Thursday, June 18, 2009

Room Temperature Superconductors One Step Closer

We are one step closer to room temperature superconductors.
Menlo Park, Calif.—Move over, silicon—it may be time to give the Valley a new name. Physicists at the Department of Energy's (DOE) SLAC National Accelerator Laboratory and Stanford University have confirmed the existence of a type of material that could one day provide dramatically faster, more efficient computer chips.

Recently-predicted and much-sought, the material allows electrons on its surface to travel with no loss of energy at room temperatures and can be fabricated using existing semiconductor technologies. Such material could provide a leap in microchip speeds, and even become the bedrock of an entirely new kind of computing industry based on spintronics, the next evolution of electronics.

Physicists Yulin Chen, Zhi-Xun Shen and their colleagues tested the behavior of electrons in the compound bismuth telluride. The results, published online June 11 in Science Express, show a clear signature of what is called a topological insulator, a material that enables the free flow of electrons across its surface with no loss of energy.
Pretty darn exciting. It all depends on something called topological insulation. The article gives some details on how that works. Which gets a bit heavy on the physics. I'm going to skip that here. However, if you have heard of the Pauli exclusion principle it is worth a read.

There are some limitations. For now.
Topological insulators aren't conventional superconductors nor fodder for super-efficient power lines, as they can only carry small currents, but they could pave the way for a paradigm shift in microchip development. "This could lead to new applications of spintronics, or using the electron spin to carry information," Qi said. "Whether or not it can build better wires, I'm optimistic it can lead to new devices, transistors, and spintronics devices."

Fortunately for real-world applications, bismuth telluride is fairly simple to grow and work with. Chen said, "It's a three-dimensional material, so it's easy to fabricate with the current mature semiconductor technology. It's also easy to dope—you can tune the properties relatively easily."

"This is already a very exciting thing," he said, adding that the material "could let us make a device with new operating principles."
Bismuth Telluride is a semiconductor that is currently used for solid state refrigerators. It is also used to generate electricity from small temperature differences. That means the semiconductor industry has more than a little experience in fabricating the material.

If the lab boys have developed a repeatable formula it is possible we might see useful devices using this superconducting property in as little as three years. One use of such properties might be to make a super low noise microwave filter that doesn't require cooling to Liquid Nitrogen temperatures (77° Kelvin). That could be very helpful.

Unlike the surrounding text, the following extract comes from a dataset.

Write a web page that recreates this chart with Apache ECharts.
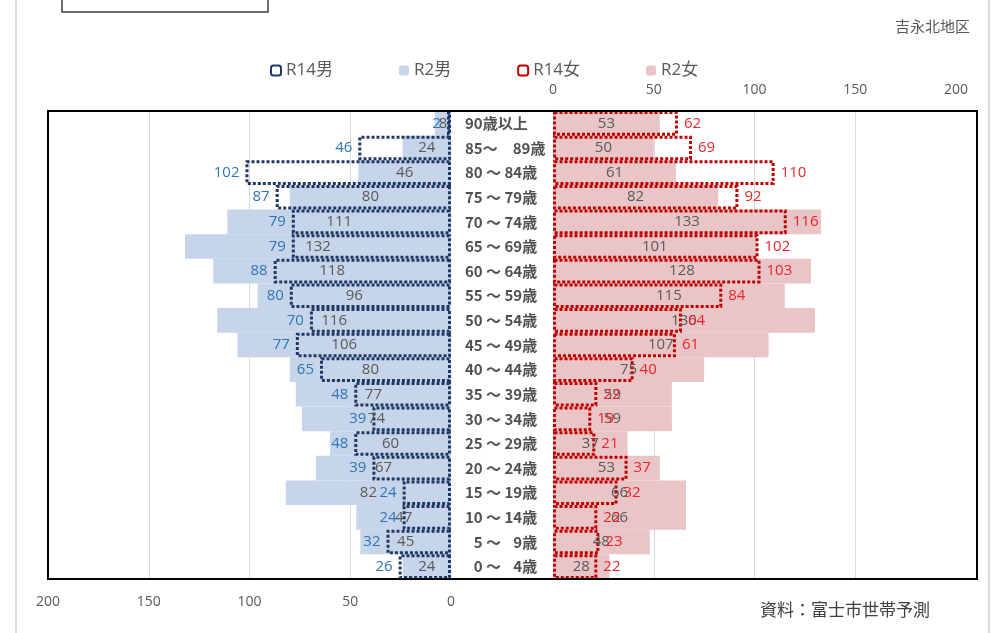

I will be keeping an eye on this one.

If "normal" superconductivity interests you this book is a good place to start:
Introduction to Superconductivity

And if you are a little further along and contemplate building a fusion reactor in your garage, this book could help:
Case Studies in Superconducting Magnets: Design and Operational Issues

More books:

Superconductivity

Handbook of Superconductivity

Engineering Superconductivity

6 comments:

Douglas Natelson said...

I hate to break it to you, but this material has nothing whatsoever to do with superconductivity.

M. Simon said...

No loss of energy sounds like a superconductor to me. Jc may be severely limited but there are still a lot of uses in electronics for a low Jc room temperature superconductor.

Douglas Natelson said...

Trust me - I'm a condensed matter physicist, and dissipationless spin currents in topological insulators have nothing to do with superconductivity, except in one very formal mathematical sense.

Loosely speaking, in a superconductor, electrons pair up and those pairs "condense" into a particular kind of "fluid". That fluid can carry charge and flow without dissipation. That's because it costs a finite amount of energy to break up a pair. (In an ordinary metal one can dump an arbitrarily small amount of energy into the electrons. In a superconductor, if a process doesn't have enough energy to break a pair, it can't dump energy into the electrons.)

In these topological insulators (note that they're bulk insulators), one can have spin currents, where more spin-up electrons flow one direction and spin-down electrons flow the opposite way. This kind of current transports spin (the magnetic moment of electrons) without dissipation, but it does not transport charge. Because they don't transport charge, you cannot use spin currents to, for example, run an electric motor. Now, you may be able to use spin currents in computing, since there are clever ideas about how to store information using spin. However, this has no application for power transmission or distribution. There are some other neat features of topological insulators, but these have nothing to do with superconductivity.

The formal similarity between topological insulators and superconductors is that they both have an energy gap - it costs a certain minimum amount of energy to make a low energy excitation of the system. However, those excitations are very different things.

You're right, of course, that a room temperature superconductor would be great, even if Jc and Bc are low. People are looking for such materials, but not these folks.

M. Simon said...

Doug,

Thanks for that. If the guys writing the article had just emphasized that spin was conserved it would have been a lot clearer.

Momma Bear said...

Amazing how far we've come in such a short time!! Keep doing what you're doing.. you guys.. ARE the REAL heroes of our world! Don't forget that fact!!

Unknown said...

The information about topological insulators and superconductors was interesting. Developing a room temperature superconductor would be useful since it could have a lot of applications.